Ziadeh is among a number of SNC representatives being cited by the media to portray military intervention as a popular demand in Syria. All evidence, however, points to majority opposition, even among many of the forces opposing Assad, while the still substantial support for the Ba’athist regime is due to fear of Western intervention to install a Sunni regime that would persecute religious minorities.

Ziadeh is a senior fellow at the US Institute of Peace. He co-founded and served as the executive director of the Syrian Center for Political and Strategic Studies in Washington. Among his other positions is visiting fellow at Chatham House, Britain’s Royal Institute of International Affairs.

The “Kosovo model” involved building up the Kosovo Liberation Army as a US military proxy that was used to destabilize the situation with a terror campaign and then provide a vehicle for open intervention. The SNC and FSA are collectively serving the same function, just as the National Transitional Council did in Libya.
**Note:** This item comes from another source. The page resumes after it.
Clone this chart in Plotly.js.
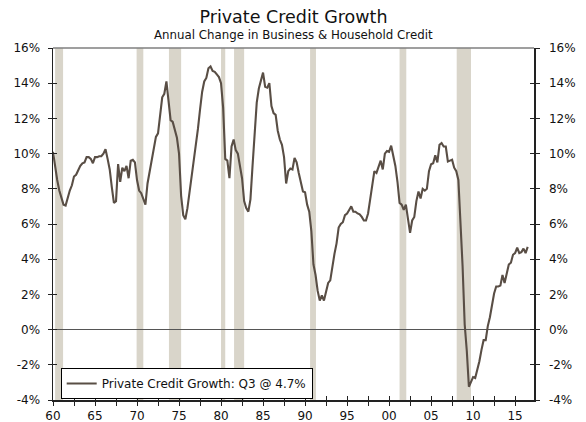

This requires strenuous efforts to make the FSA fit the purpose. Jeffrey White, a defense fellow at the Washington Institute for Near East Policy, told Foreign Policy magazine that the FSA’s forces are somewhere around 4,000 to 7,000, much smaller than the 40,000 it claims. Its command in Turkey has only limited operational control and there is an ongoing power struggle over who leads it—the Turkish-backed Col. Riad al Assad or the more recent but higher-ranking regime defector, Gen. Mustapha Sheikh.

In a joint press conference in Paris Friday, President Nicolas Sarkozy and British Prime Minister David Cameron focused on a demand for the Syrian opposition to unite. “We cannot bring about a Syrian revolution… if the Syrian revolution does not make an effort to rally together and organize,” said Sarkozy. “In Libya we couldn’t have had the revolution without the Libyans and we won’t be able to have a Syrian revolution without the Syrian opposition making enough effort to unite [so] that we can support them more.”

A meeting has now been organized of the Friends of Syria Group, led by Juppé and Turkish Foreign Minister Ahmet Davutoglu, to address the divisions within the FSA and place it firmly under Western leadership through the SNC.

Despite its internal divisions, the FSA and operatives from various regional powers functioning under its umbrella have been mounting a KLA-style destabilisation operation for months. Journalist Nir Rosen, who has recently spent time with opposition fighters, gave a revealing interview in Al Jazeera, which is owned by the state of Qatar and is fiercely supportive of the anti-Assad uprising. In the interview, he makes clear that the opposition took up arms “from an early stage.” He notes that, “by the summer there were regular ambushes of security officers” as the movement “evolved into a classic insurgency.”

The opposition receives funds from “diaspora Syrians tied to Islamist movements, such as the Muslim Brotherhood, or to conservative clerics in the Gulf, [who] also send money to certain groups,” he states.

In a comment that cuts across much of the propaganda being employed to justify intervention, he adds, “Every day the opposition gives a death toll, usually without any explanation of the cause of the deaths. Many of those reported killed are in fact dead opposition fighters, but the cause of their death is hidden and they are described in reports as innocent civilians killed by security forces, as if they were all merely protesting or sitting in their homes.”